Work required
Print exactly the lines from the first one down to the line that contains "90, 95, 100];", both included, and skip the pictures.
[Begin Material]
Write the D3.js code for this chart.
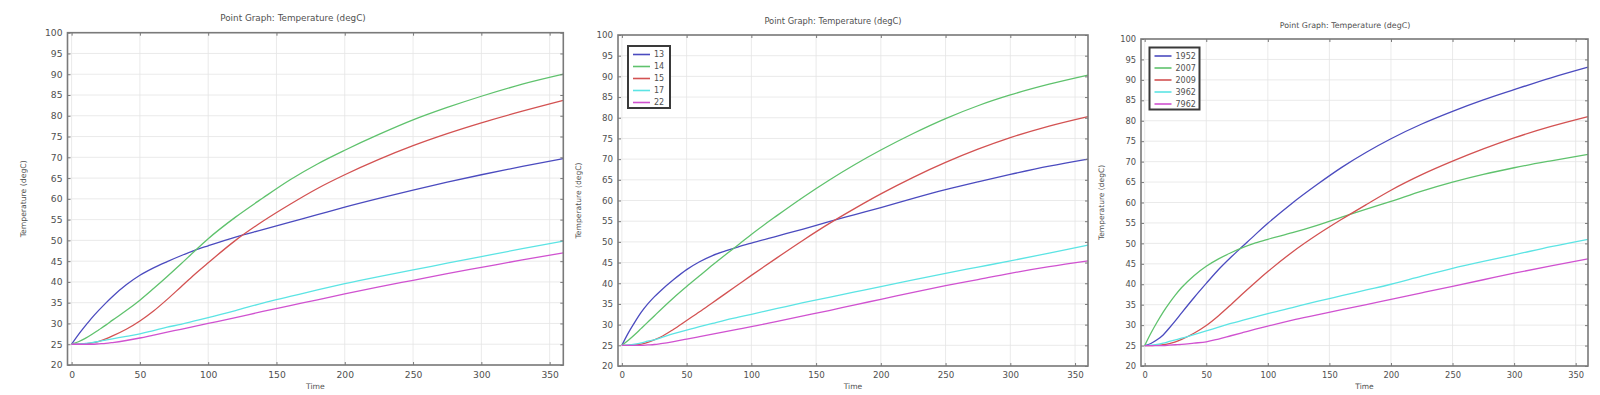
<!DOCTYPE html>
<meta charset="utf-8">
<body style="margin:0;background:#fff">
<style>
  text { font-family: "DejaVu Sans", sans-serif; fill: #505050; }
  .grid line { stroke: #e4e4e4; stroke-width: 0.8px; }
  .frame { fill: none; stroke: #7a7a7a; stroke-width: 1.6px; }
</style>
<svg width="1600" height="395"></svg>
<script src="https://cdnjs.cloudflare.com/ajax/libs/d3/7.8.5/d3.min.js"></script>
<script>

// time samples shared by all three graphs
var time = [0, 5, 10, 15, 20, 25, 30, 40, 50, 60, 70, 80, 90, 100, 120, 140, 160, 180, 200, 225, 250, 275, 300, 330, 360];

var xTicks = [0, 50, 100, 150, 200, 250, 300, 350];
var yTicks = [20, 25, 30, 35, 40, 45, 50, 55, 60, 65, 70, 75, 80, 85, 90, 95, 100];

// graph 1 (no legend)
var g1Blue    = [25, 27.3, 29.4, 31.4, 33.2, 34.9, 36.5, 39.3, 41.6, 43.4, 44.9, 46.3, 47.6, 48.7, 50.8, 52.6, 54.4, 56.2, 58.0, 60.1, 62.1, 64.0, 65.8, 67.8, 69.7];
var g1Green   = [25, 25.6, 26.4, 27.4, 28.5, 29.6, 30.8, 33.1, 35.6, 38.4, 41.3, 44.3, 47.4, 50.4, 55.6, 60.2, 64.6, 68.4, 71.7, 75.5, 79, 82, 84.7, 87.6, 90];
var g1Red     = [25, 25, 25.1, 25.3, 25.7, 26.3, 27, 28.6, 30.6, 33, 35.8, 38.8, 41.8, 44.6, 50, 54.6, 58.7, 62.5, 65.8, 69.5, 72.8, 75.7, 78.3, 81.1, 83.7];
var g1Cyan    = [25, 25, 25.2, 25.4, 25.7, 26, 26.3, 26.9, 27.5, 28.3, 29.1, 29.8, 30.6, 31.4, 33.1, 34.9, 36.5, 38.1, 39.6, 41.3, 42.9, 44.5, 46.1, 48, 49.8];
var g1Magenta = [25, 25, 25, 25, 25.1, 25.2, 25.4, 25.9, 26.5, 27.2, 27.9, 28.6, 29.3, 30, 31.4, 32.9, 34.3, 35.7, 37.1, 38.8, 40.4, 42, 43.5, 45.3, 47];

// graph 2
var g2Names   = ["13", "14", "15", "17", "22"];
var g2Blue    = [25, 28, 30.6, 33, 35, 36.7, 38.2, 40.9, 43.3, 45.2, 46.7, 47.8, 48.8, 49.7, 51.4, 53.1, 54.9, 56.6, 58.3, 60.5, 62.6, 64.5, 66.3, 68.3, 70];
var g2Green   = [25, 26.2, 27.6, 29.1, 30.6, 32.1, 33.6, 36.5, 39.2, 41.8, 44.4, 46.9, 49.3, 51.8, 56.4, 60.8, 64.9, 68.7, 72.2, 76.2, 79.8, 82.9, 85.5, 88.1, 90.3];
var g2Red     = [25, 25, 25.1, 25.3, 25.7, 26.3, 27, 28.9, 31, 33.1, 35.3, 37.5, 39.7, 41.9, 46.2, 50.4, 54.4, 58.1, 61.6, 65.6, 69.2, 72.4, 75.2, 78, 80.3];
var g2Cyan    = [25, 25.1, 25.3, 25.6, 26, 26.3, 26.8, 27.8, 28.7, 29.5, 30.3, 31.1, 31.8, 32.5, 33.9, 35.3, 36.6, 37.9, 39.2, 40.8, 42.4, 43.9, 45.4, 47.3, 49.2];
var g2Magenta = [25, 25, 25, 25, 25.1, 25.2, 25.4, 25.9, 26.5, 27.1, 27.7, 28.3, 28.9, 29.5, 30.8, 32.1, 33.4, 34.8, 36.1, 37.8, 39.4, 40.9, 42.4, 44, 45.4];

// graph 3
var g3Names   = ["1952", "2007", "2009", "3962", "7962"];
var g3Blue    = [25, 25.5, 26.4, 27.6, 29.3, 31.1, 33, 36.7, 40.2, 43.6, 46.6, 49.4, 52.2, 54.9, 59.9, 64.4, 68.6, 72.3, 75.6, 79.2, 82.3, 85.1, 87.6, 90.5, 93.1];
var g3Green   = [25, 28, 30.7, 33.2, 35.4, 37.4, 39.2, 42.1, 44.4, 46.2, 47.7, 49, 50.1, 51, 52.6, 54.4, 56.4, 58.4, 60.3, 62.8, 65, 66.9, 68.5, 70.2, 71.8];
var g3Red     = [25, 25, 25.1, 25.2, 25.5, 25.9, 26.5, 28, 29.9, 32.3, 35, 37.8, 40.5, 43.1, 47.9, 52.1, 55.9, 59.5, 63, 66.8, 70.1, 73.1, 75.8, 78.6, 81];
var g3Cyan    = [25, 25.1, 25.3, 25.6, 26, 26.4, 26.8, 27.7, 28.6, 29.5, 30.4, 31.2, 32, 32.8, 34.3, 35.8, 37.2, 38.6, 40, 42, 43.9, 45.6, 47.2, 49.2, 51];
var g3Magenta = [25, 25, 25, 25, 25.1, 25.2, 25.3, 25.6, 25.9, 26.6, 27.4, 28.2, 29, 29.75, 31.2, 32.5, 33.8, 35, 36.3, 37.9, 39.5, 41.1, 42.7, 44.5, 46.2];

var colors = ["#4b4bbf", "#5fc26d", "#d35252", "#5ce4e4", "#d052d0"];

var svg = d3.select("svg");

// layout of the three screenshots (each one is a bit differently scaled)
var panels = [
  { left: 67.5, right: 563.3, top: 32.7, bottom: 365, titleX: 293, titleY: 21, ylabX: 23,
    fsTitle: 8.8, fsTick: 9.2, fsLabel: 7.7, names: null,
    series: [g1Blue, g1Green, g1Red, g1Cyan, g1Magenta] },
  { left: 618, right: 1088, top: 35, bottom: 366, titleX: 833, titleY: 24, ylabX: 578,
    fsTitle: 8.3, fsTick: 8.7, fsLabel: 7.6, names: g2Names, legX: 628, legY: 46, legW: 42,
    series: [g2Blue, g2Green, g2Red, g2Cyan, g2Magenta] },
  { left: 1141, right: 1588, top: 39, bottom: 366, titleX: 1345, titleY: 28, ylabX: 1101,
    fsTitle: 7.9, fsTick: 8.3, fsLabel: 7.5, names: g3Names, legX: 1149.5, legY: 47.5, legW: 50,
    series: [g3Blue, g3Green, g3Red, g3Cyan, g3Magenta] }
];

panels.forEach(function(p) {
  var x = d3.scaleLinear().domain([-3, 360]).range([p.left, p.right]);
  var y = d3.scaleLinear().domain([20, 100]).range([p.bottom, p.top]);
  var g = svg.append("g");

  // grid
  var grid = g.append("g").attr("class", "grid");
  grid.selectAll(".vx").data(xTicks).enter().append("line")
      .attr("x1", d => x(d)).attr("x2", d => x(d))
      .attr("y1", p.top).attr("y2", p.bottom);
  grid.selectAll(".hy").data(yTicks).enter().append("line")
      .attr("x1", p.left).attr("x2", p.right)
      .attr("y1", d => y(d)).attr("y2", d => y(d));

  // curves
  var line = d3.line()
      .x(function(d, i) { return x(time[i]); })
      .y(function(d) { return y(d); })
      .curve(d3.curveMonotoneX);
  g.selectAll(".curve").data(p.series).enter().append("path")
      .attr("d", line)
      .attr("fill", "none")
      .attr("stroke", (d, i) => colors[i])
      .attr("stroke-width", 1.3);

  // axes with inward ticks on all sides
  var ax = d3.axisBottom(x).tickValues(xTicks).tickSize(-3).tickPadding(6);
  var ay = d3.axisLeft(y).tickValues(yTicks).tickSize(-3).tickPadding(5);
  var gx = g.append("g").attr("transform", "translate(0," + p.bottom + ")").call(ax);
  var gy = g.append("g").attr("transform", "translate(" + p.left + ",0)").call(ay);
  g.append("g").attr("transform", "translate(0," + p.top + ")")
      .call(d3.axisTop(x).tickValues(xTicks).tickSize(-3).tickFormat(""));
  g.append("g").attr("transform", "translate(" + p.right + ",0)")
      .call(d3.axisRight(y).tickValues(yTicks).tickSize(-3).tickFormat(""));
  g.selectAll(".domain").remove();
  g.selectAll(".tick line").attr("stroke", "#7a7a7a");
  [gx, gy].forEach(function(a) {
    a.selectAll("text").style("font-size", p.fsTick + "px").attr("fill", "#505050")
      .style("font-family", "DejaVu Sans, sans-serif");
  });

  g.append("rect").attr("class", "frame")
      .attr("x", p.left).attr("y", p.top)
      .attr("width", p.right - p.left).attr("height", p.bottom - p.top);

  // texts
  g.append("text").attr("x", p.titleX).attr("y", p.titleY)
      .attr("text-anchor", "middle").style("font-size", p.fsTitle + "px")
      .text("Point Graph: Temperature (degC)");
  g.append("text").attr("x", (p.left + p.right) / 2).attr("y", 389)
      .attr("text-anchor", "middle").style("font-size", p.fsLabel + "px")
      .text("Time");
  g.append("text")
      .attr("transform", "translate(" + (p.ylabX + 3) + "," + ((p.top + p.bottom) / 2) + ") rotate(-90)")
      .attr("text-anchor", "middle").style("font-size", p.fsLabel + "px")
      .text("Temperature (degC)");

  // legend
  if (p.names) {
    var lg = g.append("g").attr("transform", "translate(" + p.legX + "," + p.legY + ")");
    lg.append("rect").attr("width", p.legW).attr("height", 62)
        .attr("fill", "#fff").attr("stroke", "#3a3a3a").attr("stroke-width", 2);
    var item = lg.selectAll(".item").data(p.names).enter().append("g")
        .attr("transform", (d, i) => "translate(0," + (8.5 + i * 12) + ")");
    item.append("line").attr("x1", 5).attr("x2", 22)
        .attr("stroke", (d, i) => colors[i]).attr("stroke-width", 1.6);
    item.append("text").attr("x", 26).attr("dy", "0.35em")
        .style("font-size", "8px").text(d => d);
  }
});

</script>
</body>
[End Material]
Finished exercise
Write the D3.js code for this chart.
<!DOCTYPE html>
<meta charset="utf-8">
<body style="margin:0;background:#fff">
<style>
  text { font-family: "DejaVu Sans", sans-serif; fill: #505050; }
  .grid line { stroke: #e4e4e4; stroke-width: 0.8px; }
  .frame { fill: none; stroke: #7a7a7a; stroke-width: 1.6px; }
</style>
<svg width="1600" height="395"></svg>
<script src="https://cdnjs.cloudflare.com/ajax/libs/d3/7.8.5/d3.min.js"></script>
<script>

// time samples shared by all three graphs
var time = [0, 5, 10, 15, 20, 25, 30, 40, 50, 60, 70, 80, 90, 100, 120, 140, 160, 180, 200, 225, 250, 275, 300, 330, 360];

var xTicks = [0, 50, 100, 150, 200, 250, 300, 350];
var yTicks = [20, 25, 30, 35, 40, 45, 50, 55, 60, 65, 70, 75, 80, 85, 90, 95, 100];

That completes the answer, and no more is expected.